Tuesday, October 5, 2010

Is More Better?

A few days ago I read an interesting article while browsing the internet. A fellow believer writes that his wife deals with “chronic and super high pain levels” in her back on a daily basis. While my back issues have not elevated to this level, I can relate to trying anything and everything to diminish back pain (read Painful Rest – article link under my profile). With a doctor’s recommendation and under a doctor’s supervision, she decided to start a 500 calorie per day diet with the intent of losing weight to reduce pain. Her supportive husband is joining her on this venture. Please note: I am not advocating a 500 calorie per day diet for just any willy nilly reason. I repeat: her situation is unique and this couple is under a doctor’s supervision.

The author, Jason Elkins, lists a typical day’s diet. As one who has researched healthy foods and how different foods affect our bodies, I am impressed with how this couple stretches their calories to include such a varied list of good-for-you foods. (One more time, I am not saying you should start a 500 calorie per day diet.)

What struck me (and the part that relates to this blog) were the reactions from Mr. Elkins’ friends.

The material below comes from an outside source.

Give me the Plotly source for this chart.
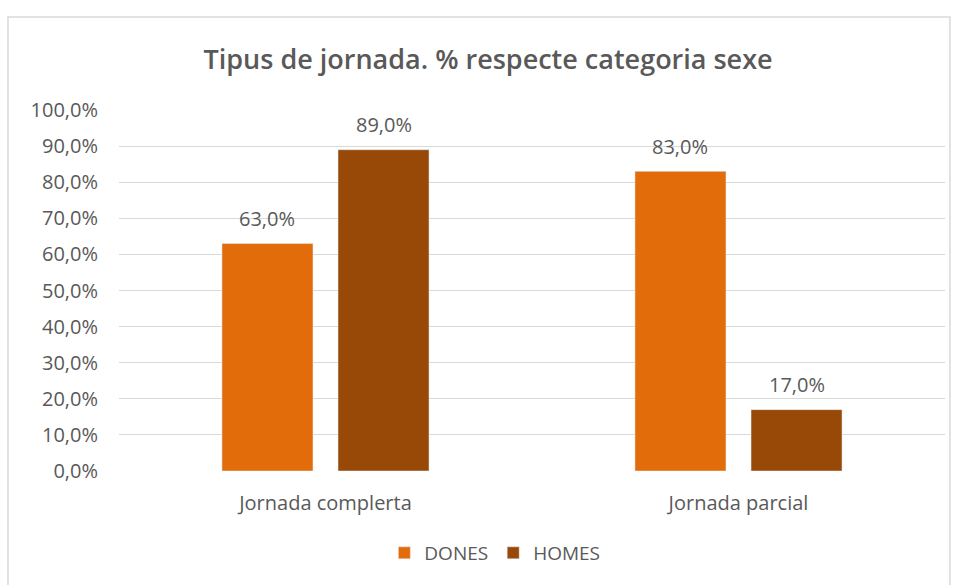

The comments from some well meaning friends have been interesting:

You can’t live on that.”
You’ll gain all of your weight back right away.”
500 calories is starving yourself and it won’t work.”
That’s not healthy dude.”

I thought for a long time about that last statement. “Not Healthy”… I calculated what I ate a few Saturdays ago.*
At this point, the author recounts meals from a day before beginning this diet. The pancakes, eggs, Quizno’s sandwich, take-out pizza and dessert add up to around 4000 calories. Wow.

Why are his friends suddenly take an interest, negative at that, in his food intake? Mr. Elkins theorizes, ”I think it’s part of our culture to ignore excess in things but be very concerned about lack.”** Ironically, Mr. Elkins’ more recent low-caloric diet probably has more nutrition than his previous high-caloric diet.

I think we become uneasy around something abnormal. We don’t know how to respond to behaviors that are “out of the box.” As a society, we are conditioned to believe that more is better. Therefore, less must be bad. So a 500 calorie diet must be worse than a “normal” diet (which may be up to 4000 calories). We don’t even stop to ask what the content of the diet is before drawing our deductions. Do you see the lie (more is better) and false conclusion (less is bad)?

Let’s re-condition our thoughts. Remember that self-control is a fruit of the Spirit.

Additionally, “’Everything is permissible for me’- but not everything is beneficial. ‘Everything is permissible for me’- but I will not be mastered by anything.” (1 Cor. 6:12) Let’s not be mastered by our diet, be it good or bad, high in calories or low.

You can read "Lessons from a 500 Calorie a Day Diet" by clicking the article link under my profile.

* Elkins, Jason. "Lessons from a 500 Calorie a Day Diet." Transparent Christian Magazine When our lives reflect the brightest light, we become Transparent. . N.p., n.d. Web. 4 Oct. 2010.


1 comment:

Laura said...

What struck me most about this posting was the statement about our society ignoring excess, but being uncomfortable with "lack" - I'd never thought of it in those terms, but it is so true! I could also relate to the situation where well-meaning loved ones assumed that a "different" diet (in this case, the 500 calories) was somehow "bad" - I've been a vegetarian for almost 2 years now, and heard many of the same comments when I told friends and family that I had made that switch. I think that, sometimes, it just boils down to the fact that we may be uncomfortable with anything that is not familiar to us ... we have a tendency to interpret someone else's new behavior as a challenge to change ourselves ("Well, if that person is doing such-and-such, does it mean that I should be doing it, too??").